### Given information
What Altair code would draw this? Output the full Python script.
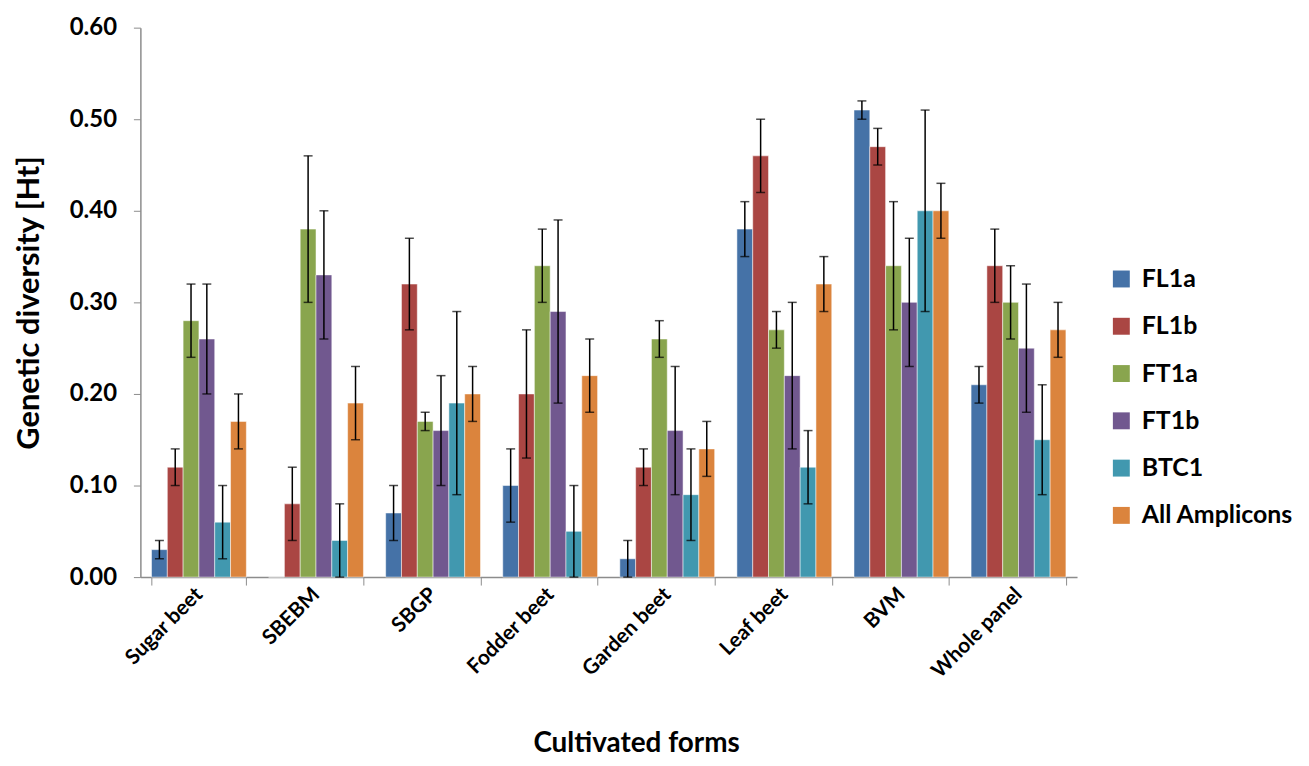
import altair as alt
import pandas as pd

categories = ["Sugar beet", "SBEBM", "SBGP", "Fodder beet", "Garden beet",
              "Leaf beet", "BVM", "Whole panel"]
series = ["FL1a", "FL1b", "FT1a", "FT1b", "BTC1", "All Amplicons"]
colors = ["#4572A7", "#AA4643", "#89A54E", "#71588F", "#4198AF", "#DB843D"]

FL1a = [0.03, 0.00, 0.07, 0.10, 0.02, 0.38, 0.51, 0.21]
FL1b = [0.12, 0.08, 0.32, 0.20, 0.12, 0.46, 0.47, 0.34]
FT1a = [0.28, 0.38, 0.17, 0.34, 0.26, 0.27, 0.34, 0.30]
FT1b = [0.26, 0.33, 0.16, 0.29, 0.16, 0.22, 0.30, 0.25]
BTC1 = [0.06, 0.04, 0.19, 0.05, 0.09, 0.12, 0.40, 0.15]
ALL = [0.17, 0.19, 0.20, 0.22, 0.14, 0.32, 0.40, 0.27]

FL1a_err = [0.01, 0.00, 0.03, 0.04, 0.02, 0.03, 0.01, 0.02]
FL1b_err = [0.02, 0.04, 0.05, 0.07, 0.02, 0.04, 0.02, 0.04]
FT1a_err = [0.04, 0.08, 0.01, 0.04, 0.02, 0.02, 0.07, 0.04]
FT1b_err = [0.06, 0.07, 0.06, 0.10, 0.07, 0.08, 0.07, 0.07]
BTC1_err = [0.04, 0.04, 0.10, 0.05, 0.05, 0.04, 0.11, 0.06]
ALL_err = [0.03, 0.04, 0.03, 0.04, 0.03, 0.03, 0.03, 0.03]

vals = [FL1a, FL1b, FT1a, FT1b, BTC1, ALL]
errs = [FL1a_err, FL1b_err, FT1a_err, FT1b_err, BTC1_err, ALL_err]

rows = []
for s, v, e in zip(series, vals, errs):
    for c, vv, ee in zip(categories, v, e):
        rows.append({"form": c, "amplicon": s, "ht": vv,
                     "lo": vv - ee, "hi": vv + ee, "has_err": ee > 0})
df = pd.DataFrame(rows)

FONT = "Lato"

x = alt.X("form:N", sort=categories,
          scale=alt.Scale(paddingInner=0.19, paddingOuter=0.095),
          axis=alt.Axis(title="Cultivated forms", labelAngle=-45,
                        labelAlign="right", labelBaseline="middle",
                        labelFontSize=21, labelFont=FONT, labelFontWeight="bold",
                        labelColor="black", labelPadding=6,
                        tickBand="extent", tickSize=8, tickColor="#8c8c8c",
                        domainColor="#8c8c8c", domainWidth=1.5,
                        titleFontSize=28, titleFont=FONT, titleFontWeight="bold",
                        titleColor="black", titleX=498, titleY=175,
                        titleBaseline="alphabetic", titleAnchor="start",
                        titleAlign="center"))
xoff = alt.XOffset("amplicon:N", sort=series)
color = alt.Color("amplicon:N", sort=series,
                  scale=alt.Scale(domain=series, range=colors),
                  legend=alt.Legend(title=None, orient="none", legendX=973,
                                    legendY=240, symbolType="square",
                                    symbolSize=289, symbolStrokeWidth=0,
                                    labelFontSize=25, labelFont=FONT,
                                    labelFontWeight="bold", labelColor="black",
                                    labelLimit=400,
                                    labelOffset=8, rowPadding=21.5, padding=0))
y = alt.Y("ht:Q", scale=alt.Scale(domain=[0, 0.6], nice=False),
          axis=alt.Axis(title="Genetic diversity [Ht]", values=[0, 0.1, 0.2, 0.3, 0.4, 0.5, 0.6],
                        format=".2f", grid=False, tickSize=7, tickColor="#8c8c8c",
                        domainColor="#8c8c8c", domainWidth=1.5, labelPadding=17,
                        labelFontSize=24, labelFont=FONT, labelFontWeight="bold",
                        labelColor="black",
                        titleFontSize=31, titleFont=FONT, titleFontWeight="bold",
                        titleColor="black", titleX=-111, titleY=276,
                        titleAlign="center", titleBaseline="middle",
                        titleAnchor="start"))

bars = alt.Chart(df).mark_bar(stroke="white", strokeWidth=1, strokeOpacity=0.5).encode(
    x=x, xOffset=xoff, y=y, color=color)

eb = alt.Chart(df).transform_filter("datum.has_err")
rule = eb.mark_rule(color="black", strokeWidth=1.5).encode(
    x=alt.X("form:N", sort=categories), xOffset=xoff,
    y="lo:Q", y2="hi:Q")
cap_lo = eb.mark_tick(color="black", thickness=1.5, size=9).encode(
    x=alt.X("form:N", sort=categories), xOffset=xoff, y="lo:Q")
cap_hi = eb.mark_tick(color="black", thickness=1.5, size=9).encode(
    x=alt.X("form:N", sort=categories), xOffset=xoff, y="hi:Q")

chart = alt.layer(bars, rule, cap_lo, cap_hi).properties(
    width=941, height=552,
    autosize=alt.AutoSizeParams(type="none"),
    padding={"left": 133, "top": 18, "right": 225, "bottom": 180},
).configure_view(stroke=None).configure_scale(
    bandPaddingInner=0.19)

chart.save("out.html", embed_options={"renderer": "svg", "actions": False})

### What is being asked
Write out the full set of lines verbatim, without the pictures.

### Exercise output
What Altair code would draw this? Output the full Python script.
import altair as alt
import pandas as pd

categories = ["Sugar beet", "SBEBM", "SBGP", "Fodder beet", "Garden beet",
              "Leaf beet", "BVM", "Whole panel"]
series = ["FL1a", "FL1b", "FT1a", "FT1b", "BTC1", "All Amplicons"]
colors = ["#4572A7", "#AA4643", "#89A54E", "#71588F", "#4198AF", "#DB843D"]

FL1a = [0.03, 0.00, 0.07, 0.10, 0.02, 0.38, 0.51, 0.21]
FL1b = [0.12, 0.08, 0.32, 0.20, 0.12, 0.46, 0.47, 0.34]
FT1a = [0.28, 0.38, 0.17, 0.34, 0.26, 0.27, 0.34, 0.30]
FT1b = [0.26, 0.33, 0.16, 0.29, 0.16, 0.22, 0.30, 0.25]
BTC1 = [0.06, 0.04, 0.19, 0.05, 0.09, 0.12, 0.40, 0.15]
ALL = [0.17, 0.19, 0.20, 0.22, 0.14, 0.32, 0.40, 0.27]

FL1a_err = [0.01, 0.00, 0.03, 0.04, 0.02, 0.03, 0.01, 0.02]
FL1b_err = [0.02, 0.04, 0.05, 0.07, 0.02, 0.04, 0.02, 0.04]
FT1a_err = [0.04, 0.08, 0.01, 0.04, 0.02, 0.02, 0.07, 0.04]
FT1b_err = [0.06, 0.07, 0.06, 0.10, 0.07, 0.08, 0.07, 0.07]
BTC1_err = [0.04, 0.04, 0.10, 0.05, 0.05, 0.04, 0.11, 0.06]
ALL_err = [0.03, 0.04, 0.03, 0.04, 0.03, 0.03, 0.03, 0.03]

vals = [FL1a, FL1b, FT1a, FT1b, BTC1, ALL]
errs = [FL1a_err, FL1b_err, FT1a_err, FT1b_err, BTC1_err, ALL_err]

rows = []
for s, v, e in zip(series, vals, errs):
    for c, vv, ee in zip(categories, v, e):
        rows.append({"form": c, "amplicon": s, "ht": vv,
                     "lo": vv - ee, "hi": vv + ee, "has_err": ee > 0})
df = pd.DataFrame(rows)

FONT = "Lato"

x = alt.X("form:N", sort=categories,
          scale=alt.Scale(paddingInner=0.19, paddingOuter=0.095),
          axis=alt.Axis(title="Cultivated forms", labelAngle=-45,
                        labelAlign="right", labelBaseline="middle",
                        labelFontSize=21, labelFont=FONT, labelFontWeight="bold",
                        labelColor="black", labelPadding=6,
                        tickBand="extent", tickSize=8, tickColor="#8c8c8c",
                        domainColor="#8c8c8c", domainWidth=1.5,
                        titleFontSize=28, titleFont=FONT, titleFontWeight="bold",
                        titleColor="black", titleX=498, titleY=175,
                        titleBaseline="alphabetic", titleAnchor="start",
                        titleAlign="center"))
xoff = alt.XOffset("amplicon:N", sort=series)
color = alt.Color("amplicon:N", sort=series,
                  scale=alt.Scale(domain=series, range=colors),
                  legend=alt.Legend(title=None, orient="none", legendX=973,
                                    legendY=240, symbolType="square",
                                    symbolSize=289, symbolStrokeWidth=0,
                                    labelFontSize=25, labelFont=FONT,
                                    labelFontWeight="bold", labelColor="black",
                                    labelLimit=400,
                                    labelOffset=8, rowPadding=21.5, padding=0))
y = alt.Y("ht:Q", scale=alt.Scale(domain=[0, 0.6], nice=False),
          axis=alt.Axis(title="Genetic diversity [Ht]", values=[0, 0.1, 0.2, 0.3, 0.4, 0.5, 0.6],
                        format=".2f", grid=False, tickSize=7, tickColor="#8c8c8c",
                        domainColor="#8c8c8c", domainWidth=1.5, labelPadding=17,
                        labelFontSize=24, labelFont=FONT, labelFontWeight="bold",
                        labelColor="black",
                        titleFontSize=31, titleFont=FONT, titleFontWeight="bold",
                        titleColor="black", titleX=-111, titleY=276,
                        titleAlign="center", titleBaseline="middle",
                        titleAnchor="start"))

bars = alt.Chart(df).mark_bar(stroke="white", strokeWidth=1, strokeOpacity=0.5).encode(
    x=x, xOffset=xoff, y=y, color=color)

eb = alt.Chart(df).transform_filter("datum.has_err")
rule = eb.mark_rule(color="black", strokeWidth=1.5).encode(
    x=alt.X("form:N", sort=categories), xOffset=xoff,
    y="lo:Q", y2="hi:Q")
cap_lo = eb.mark_tick(color="black", thickness=1.5, size=9).encode(
    x=alt.X("form:N", sort=categories), xOffset=xoff, y="lo:Q")
cap_hi = eb.mark_tick(color="black", thickness=1.5, size=9).encode(
    x=alt.X("form:N", sort=categories), xOffset=xoff, y="hi:Q")

chart = alt.layer(bars, rule, cap_lo, cap_hi).properties(
    width=941, height=552,
    autosize=alt.AutoSizeParams(type="none"),
    padding={"left": 133, "top": 18, "right": 225, "bottom": 180},
).configure_view(stroke=None).configure_scale(
    bandPaddingInner=0.19)

chart.save("out.html", embed_options={"renderer": "svg", "actions": False})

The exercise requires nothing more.